[Instructions for the task] Copy each line below that contains "chart".

-------------------------

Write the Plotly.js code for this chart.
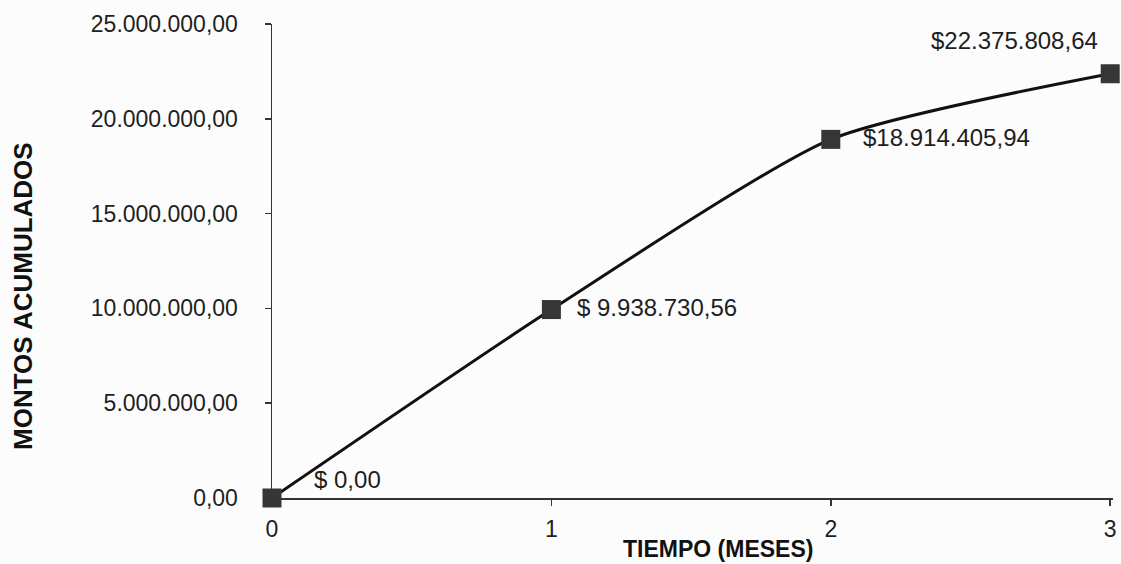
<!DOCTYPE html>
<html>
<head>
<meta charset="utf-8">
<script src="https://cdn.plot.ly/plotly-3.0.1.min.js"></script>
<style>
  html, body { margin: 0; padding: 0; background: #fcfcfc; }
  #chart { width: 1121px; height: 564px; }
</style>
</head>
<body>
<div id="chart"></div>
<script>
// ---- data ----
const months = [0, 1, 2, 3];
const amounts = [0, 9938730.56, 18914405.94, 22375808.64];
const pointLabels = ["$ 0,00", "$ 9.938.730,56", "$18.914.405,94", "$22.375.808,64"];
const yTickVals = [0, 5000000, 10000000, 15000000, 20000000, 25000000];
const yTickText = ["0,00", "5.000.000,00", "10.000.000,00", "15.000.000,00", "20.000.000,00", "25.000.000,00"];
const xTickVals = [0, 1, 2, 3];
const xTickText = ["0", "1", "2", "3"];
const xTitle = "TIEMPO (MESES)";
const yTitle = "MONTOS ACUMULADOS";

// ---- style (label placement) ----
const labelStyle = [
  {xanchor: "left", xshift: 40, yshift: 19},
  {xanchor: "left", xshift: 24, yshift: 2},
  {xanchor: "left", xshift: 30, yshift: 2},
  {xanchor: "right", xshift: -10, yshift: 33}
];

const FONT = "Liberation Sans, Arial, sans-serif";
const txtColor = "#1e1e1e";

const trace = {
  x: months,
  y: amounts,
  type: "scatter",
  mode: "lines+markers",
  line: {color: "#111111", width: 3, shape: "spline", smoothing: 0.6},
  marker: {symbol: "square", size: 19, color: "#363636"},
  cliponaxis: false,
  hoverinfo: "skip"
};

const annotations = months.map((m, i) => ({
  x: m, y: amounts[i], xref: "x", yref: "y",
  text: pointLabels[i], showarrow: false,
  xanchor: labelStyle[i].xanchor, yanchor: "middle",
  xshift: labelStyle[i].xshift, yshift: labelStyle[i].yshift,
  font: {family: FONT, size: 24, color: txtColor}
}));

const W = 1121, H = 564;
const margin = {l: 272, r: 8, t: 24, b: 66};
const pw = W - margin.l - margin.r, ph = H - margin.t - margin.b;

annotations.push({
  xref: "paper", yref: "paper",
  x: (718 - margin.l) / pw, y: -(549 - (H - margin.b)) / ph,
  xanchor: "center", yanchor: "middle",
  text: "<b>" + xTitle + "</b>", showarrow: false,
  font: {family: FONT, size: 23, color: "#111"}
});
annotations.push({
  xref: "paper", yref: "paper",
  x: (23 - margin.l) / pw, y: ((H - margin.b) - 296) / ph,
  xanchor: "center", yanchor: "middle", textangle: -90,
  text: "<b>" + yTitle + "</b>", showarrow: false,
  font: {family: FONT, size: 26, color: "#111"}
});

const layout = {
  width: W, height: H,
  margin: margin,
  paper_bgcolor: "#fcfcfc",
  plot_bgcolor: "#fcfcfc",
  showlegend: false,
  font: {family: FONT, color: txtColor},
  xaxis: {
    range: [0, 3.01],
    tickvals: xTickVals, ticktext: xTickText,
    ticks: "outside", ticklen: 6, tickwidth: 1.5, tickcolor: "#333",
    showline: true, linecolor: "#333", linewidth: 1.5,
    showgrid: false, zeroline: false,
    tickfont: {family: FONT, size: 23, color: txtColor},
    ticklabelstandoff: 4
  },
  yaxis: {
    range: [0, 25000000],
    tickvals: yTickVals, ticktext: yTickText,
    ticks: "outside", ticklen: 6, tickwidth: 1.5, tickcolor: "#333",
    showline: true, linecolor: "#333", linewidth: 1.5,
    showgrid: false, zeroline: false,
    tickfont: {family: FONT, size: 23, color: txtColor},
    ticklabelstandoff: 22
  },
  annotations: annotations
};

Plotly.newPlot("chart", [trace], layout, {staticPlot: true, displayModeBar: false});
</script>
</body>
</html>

-------------------------

[Solution to the exercise]
Write the Plotly.js code for this chart.
  #chart { width: 1121px; height: 564px; }
<div id="chart"></div>
Plotly.newPlot("chart", [trace], layout, {staticPlot: true, displayModeBar: false});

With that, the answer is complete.